Print word for word the first line of the listing below and every line after it, through the line with "ax = fig.add_axes([105". Leave out the pictures and the rest.

++++ Supplied data ++++

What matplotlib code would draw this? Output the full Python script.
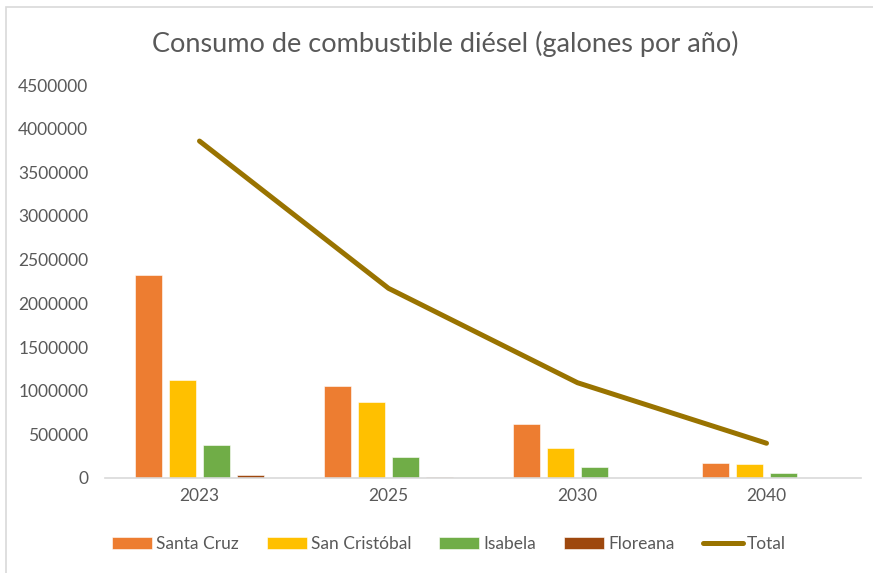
import matplotlib.pyplot as plt
import numpy as np
from matplotlib.patches import Rectangle

years = ["2023", "2025", "2030", "2040"]
santa_cruz = [2324000, 1053000, 618000, 168000]
san_cristobal = [1122000, 870000, 340000, 165000]
isabela = [378000, 237000, 130000, 61000]
floreana = [34000, 12000, 3000, 4000]
total = [3858000, 2172000, 1091000, 398000]

series = [
    ("Santa Cruz", santa_cruz, "#ED7D31"),
    ("San Cristóbal", san_cristobal, "#FFC000"),
    ("Isabela", isabela, "#70AD47"),
    ("Floreana", floreana, "#9E480E"),
]

plt.rcParams['font.family'] = ['Lato', 'DejaVu Sans']
grey = "#595959"

fig = plt.figure(figsize=(8.73, 5.73), dpi=100)
ax = fig.add_axes([105 / 873, 1 - 478 / 573, 756 / 873, (478 - 85) / 573])

x = np.arange(len(years))
slot = 0.18
width = 0.143
handles = []
for i, (name, vals, col) in enumerate(series):
    b = ax.bar(x + (i - 1.5) * slot, vals, width, color=col, label=name,
               edgecolor="white", linewidth=0.4, zorder=2)
    handles.append(b)

ln, = ax.plot(x, total, color="#997300", linewidth=3.6, solid_capstyle="round",
              solid_joinstyle="round", label="Total", zorder=3)
handles.append(ln)

ax.set_xlim(-0.5, len(years) - 0.5)
ax.set_ylim(0, 4500000)
ax.set_yticks(np.arange(0, 4500001, 500000))
ax.set_yticklabels([str(v) for v in range(0, 4500001, 500000)])
ax.set_xticks(x)
ax.set_xticklabels(years)
ax.tick_params(axis="both", length=0, colors=grey, labelsize=12.5)
ax.tick_params(axis="x", pad=7)
ax.tick_params(axis="y", pad=12)

for s in ["top", "right", "left"]:
    ax.spines[s].set_visible(False)
ax.spines["bottom"].set_color("#D9D9D9")
ax.spines["bottom"].set_linewidth(1.2)

fig.text(445 / 873, 1 - 44 / 573, "Consumo de combustible diésel (galones por año)",
         ha="center", va="center", fontsize=19.5, color=grey)

fig.legend(handles=handles, labels=[h.get_label() for h in handles],
           loc="center", bbox_to_anchor=(449 / 873, 1 - 544 / 573), ncol=5,
           frameon=False, fontsize=12.5, labelcolor=grey, handlelength=2.3,
           handleheight=0.7, handletextpad=0.25, columnspacing=1.6)

# outer chart border
fig.patches.append(Rectangle((6 / 873, -0.1), 2, 1 - 7 / 573 + 0.1,
                             transform=fig.transFigure, fill=False,
                             edgecolor="#D9D9D9", linewidth=1.2))

fig.savefig("out.png", dpi=100)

++++

- **Answer in full**:
What matplotlib code would draw this? Output the full Python script.
import matplotlib.pyplot as plt
import numpy as np
from matplotlib.patches import Rectangle

years = ["2023", "2025", "2030", "2040"]
santa_cruz = [2324000, 1053000, 618000, 168000]
san_cristobal = [1122000, 870000, 340000, 165000]
isabela = [378000, 237000, 130000, 61000]
floreana = [34000, 12000, 3000, 4000]
total = [3858000, 2172000, 1091000, 398000]

series = [
    ("Santa Cruz", santa_cruz, "#ED7D31"),
    ("San Cristóbal", san_cristobal, "#FFC000"),
    ("Isabela", isabela, "#70AD47"),
    ("Floreana", floreana, "#9E480E"),
]

plt.rcParams['font.family'] = ['Lato', 'DejaVu Sans']
grey = "#595959"

fig = plt.figure(figsize=(8.73, 5.73), dpi=100)
ax = fig.add_axes([105 / 873, 1 - 478 / 573, 756 / 873, (478 - 85) / 573])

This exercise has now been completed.